Earlier in his career, when he was at The Gillette Company, one of his colleagues gave him advice on dealing with that situation.

“He said it is all about getting your priorities right and certain things come before work if you want balance in your life. God is first. Family is second and Gillette a distant third. Because if the first two are not in a good place, you will not be of maximum value to Gillette. That approach has served me well,” says Manchester who is active in Cape Cod Church and integrates prayer into his life.

As he approaches the mid-point of the semester, Manchester reports that he finds the students in class to be “well prepared, engaged and hard working.
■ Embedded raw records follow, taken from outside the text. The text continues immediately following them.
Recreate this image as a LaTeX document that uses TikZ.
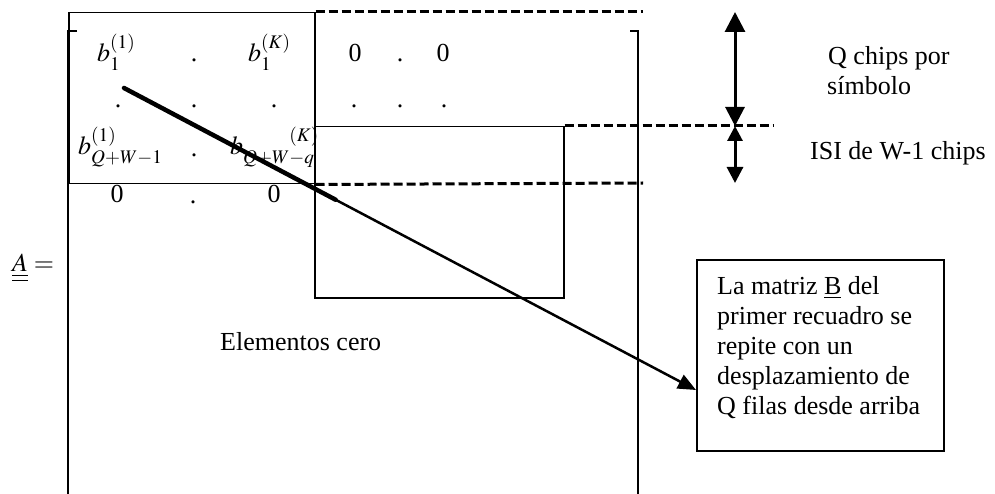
\documentclass[tikz,border=0pt]{standalone}
\usepackage{mathptmx}
\usepackage{fontspec}
\setmainfont{Liberation Serif}
\usetikzlibrary{arrows.meta,calc}
\begin{document}
\begin{tikzpicture}[x=1pt,y=-1pt,
  font=\fontsize{26}{30}\selectfont,
  txt/.style={anchor=base west,inner sep=0pt},
  ctr/.style={anchor=base,inner sep=0pt},
  boxline/.style={line width=1.5pt},
  brk/.style={line width=2pt},
  dashline/.style={line width=3pt,dash pattern=on 9pt off 4pt},
  dimbig/.style={line width=3pt,{Triangle[length=20pt,width=20pt]}-{Triangle[length=19pt,width=19pt]}},
  dimsmall/.style={line width=3pt,{Triangle[length=15pt,width=15pt]}-{Triangle[length=16pt,width=16pt]}},
  rect/.style={draw,boxline,anchor=north west,inner sep=0pt}]
\useasboundingbox (0,0) rectangle (995,494);

% boxes
\node[rect,minimum width=246pt,minimum height=171pt] (boxB) at (68,12) {};
\node[rect,minimum width=249pt,minimum height=171pt] (boxC) at (314,126) {};
\node[rect,minimum width=247pt,minimum height=191pt] (callout) at (696,259) {};

% brackets
\draw[brk] (77,31) -- (68,31) -- (68,494);
\draw[brk] (630,31) -- (638,31) -- (638,494);

% dashed lines
\coordinate (d1) at (643,12);
\coordinate (d2) at (773,126);
\coordinate (d3) at (643,183);
\draw[dashline] (boxB.north east) -- (d1);
\draw[dashline] (boxC.north east) -- (d2);
\draw[dashline] (boxB.south east) -- (d3);

% dimension arrows
\coordinate (a1) at (735,12);
\coordinate (a2) at (735,126);
\coordinate (a3) at (735,183);
\draw[dimbig] (a1) -- (a2);
\draw[dimsmall] (a2) -- (a3);

% matrix entries
\node[txt] (b11) at (97,62) {$b_1^{(1)}$};
\node[ctr] (p11) at (194,62) {.};
\node[txt] (b1K) at (248,62) {$b_1^{(K)}$};
\node[ctr] (z11) at (355,62) {0};
\node[ctr] (p12) at (400,62) {.};
\node[ctr] (z12) at (443,62) {0};

\node[ctr] (r2a) at (118,108) {.};
\node[ctr] (r2b) at (194,108) {.};
\node[ctr] (r2c) at (274,108) {.};
\node[ctr] (r2d) at (354,108) {.};
\node[ctr] (r2e) at (400,108) {.};
\node[ctr] (r2f) at (444,108) {.};

\node[txt] (bQ1) at (78,155) {$b_{Q+W-1}^{(1)}$};
\node[ctr] (p31) at (194,157) {.};
\node[txt] (bQK) at (230,155) {$b_{Q+W-q}^{\hphantom{Q+W}(K)}$};

\node[ctr] (z41) at (117,203) {0};
\node[ctr] (p41) at (193,204) {.};
\node[ctr] (z42) at (274,203) {0};

% A =
\node[txt] (Aeq) at (12,272) {$\underline{\underline{A}}=$};

% labels
\node[txt] (q1) at (828,65) {Q chips por};
\node[txt] (q2) at (827,95) {símbolo};
\node[txt] (isi) at (810,160) {ISI de W-1 chips};
\node[txt] (zero) at (220,350) {Elementos cero};

\node[txt] (c1) at (717,294) {La matriz \underline{B} del};
\node[txt] (c2) at (717,324) {primer recuadro se};
\node[txt] (c3) at (717,354) {repite con un};
\node[txt] (c4) at (717,384) {desplazamiento de};
\node[txt] (c5) at (717,414) {Q filas desde arriba};

% diagonal arrow
\coordinate (s) at (124,88);
\coordinate (tip) at (696,390);
\draw[line width=2.5pt,-{Triangle[length=18pt,width=15pt]}] (s) -- (tip);
\draw[line width=4.5pt,line cap=round] (s) -- ($(s)!0.37!(tip)$);
\end{tikzpicture}
\end{document}
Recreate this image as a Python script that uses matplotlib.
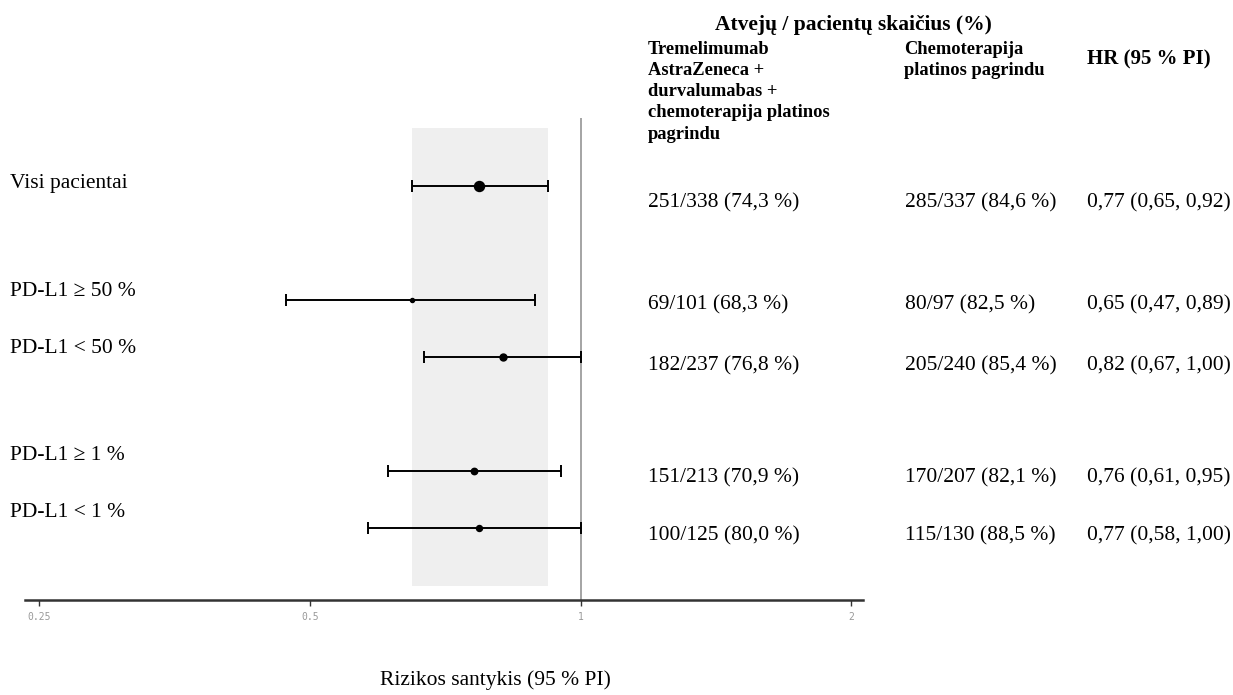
import matplotlib
matplotlib.use("Agg")
import matplotlib.pyplot as plt

# duomenys
groups = ["Visi pacientai", "PD-L1 \u2265 50 %", "PD-L1 < 50 %", "PD-L1 \u2265 1 %", "PD-L1 < 1 %"]
hr = [0.77, 0.65, 0.82, 0.76, 0.77]
ci_low = [0.65, 0.47, 0.67, 0.61, 0.58]
ci_high = [0.92, 0.89, 1.00, 0.95, 1.00]
col_treat = ["251/338 (74,3 %)", "69/101 (68,3 %)", "182/237 (76,8 %)", "151/213 (70,9 %)", "100/125 (80,0 %)"]
col_chemo = ["285/337 (84,6 %)", "80/97 (82,5 %)", "205/240 (85,4 %)", "170/207 (82,1 %)", "115/130 (88,5 %)"]
col_hr = ["0,77 (0,65, 0,92)", "0,65 (0,47, 0,89)", "0,82 (0,67, 1,00)", "0,76 (0,61, 0,95)", "0,77 (0,58, 1,00)"]
xticks = [0.25, 0.5, 1, 2]

# isdestymas (pikseliai)
W, H = 1233, 695
row_pos = [0, 2, 3, 5, 6]
label_dy = [-0.05, -0.15, -0.15, -0.28, -0.28]
value_dy = [0.30, 0.09, 0.16, 0.12, 0.14]
sizes = [7.2, 2.9, 5.0, 4.6, 4.3]

serif = "Liberation Serif"

fig = plt.figure(figsize=(W / 100, H / 100), dpi=100)
ax = fig.add_axes([25 / W, 1 - 600 / H, (863 - 25) / W, (600 - 118) / H])
ax.set_xscale("log", base=2)
ax.set_xlim(0.241, 2.06)
ax.set_ylim(7.263, -1.193)

# fonas - bendro HR PI
ax.fill_betweenx([-1.02, 7.02], ci_low[0], ci_high[0], color="#efefef", lw=0, zorder=0)
ax.axvline(1, color="#8c8c8c", lw=1.1, zorder=1)

for i in range(len(groups)):
    y = row_pos[i]
    ax.errorbar(hr[i], y, xerr=[[hr[i] - ci_low[i]], [ci_high[i] - hr[i]]],
                fmt="o", color="black", ms=sizes[i], elinewidth=1.4,
                capsize=4, capthick=1.4, zorder=3)

for s in ["top", "right", "left"]:
    ax.spines[s].set_visible(False)
ax.spines["bottom"].set_color("#333333")
ax.spines["bottom"].set_linewidth(1.8)
ax.set_yticks([])
ax.set_xticks(xticks)
ax.set_xticklabels([str(t) for t in xticks])
ax.minorticks_off()
ax.tick_params(axis="x", length=4, width=1, color="#333333", labelsize=7,
               labelcolor="#999999", pad=5)
for lab in ax.get_xticklabels():
    lab.set_family("DejaVu Sans Mono")


def px(x, y):
    return x / W, 1 - y / H


def row_px(i, dy):
    return 186 + (row_pos[i] + dy) * 57


for i in range(len(groups)):
    fig.text(*px(10, row_px(i, label_dy[i])), groups[i], family=serif, fontsize=15.5,
             va="center", ha="left")
    yv = row_px(i, value_dy[i])
    fig.text(*px(648, yv), col_treat[i], family=serif, fontsize=15.5, va="center")
    fig.text(*px(905, yv), col_chemo[i], family=serif, fontsize=15.5, va="center")
    fig.text(*px(1087, yv), col_hr[i], family=serif, fontsize=15.5, va="center")

# antrastes
fig.text(*px(853, 25), "Atvej\u0173 / pacient\u0173 skai\u010dius (%)", family=serif,
         fontsize=15.5, weight="bold", ha="center", va="center")
fig.text(*px(648, 41), "Tremelimumab\nAstraZeneca +\ndurvalumabas +\nchemoterapija platinos\npagrindu",
         family=serif, fontsize=13.3, weight="bold", ha="left", va="top", linespacing=1.32)
fig.text(*px(904, 41), "Chemoterapija\nplatinos pagrindu", family=serif, fontsize=13.3,
         weight="bold", ha="left", va="top", linespacing=1.32)
fig.text(*px(1087, 59), "HR (95 % PI)", family=serif, fontsize=15, weight="bold",
         ha="left", va="center")

fig.text(*px(495, 680), "Rizikos santykis (95 % PI)", family=serif, fontsize=15.5,
         ha="center", va="center")

fig.savefig("out.png", dpi=100, facecolor="white")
They are also humble, a trait that’s key to lasting success and achievement in work and in life,” he says.

In addition to teaching at Stonehill, Manchester is involved with a startup, The Mobile Locker Company, serving on its board and as an investor. He is also the Chief Marketing Officer for Pizzeria Uno. Furthermore, he reports he will be teaching his undergraduate course Integrated Sports Marketing again in the spring as well as an Integrated Marketing and Communications (IMC) master's course in Sports Marketing.

“I am absolutely thrilled to have been asked to teach spring semester 2021,” says Manchester. “I am learning a lot from this first class and will incorporate those insights as I revise my course for next year.”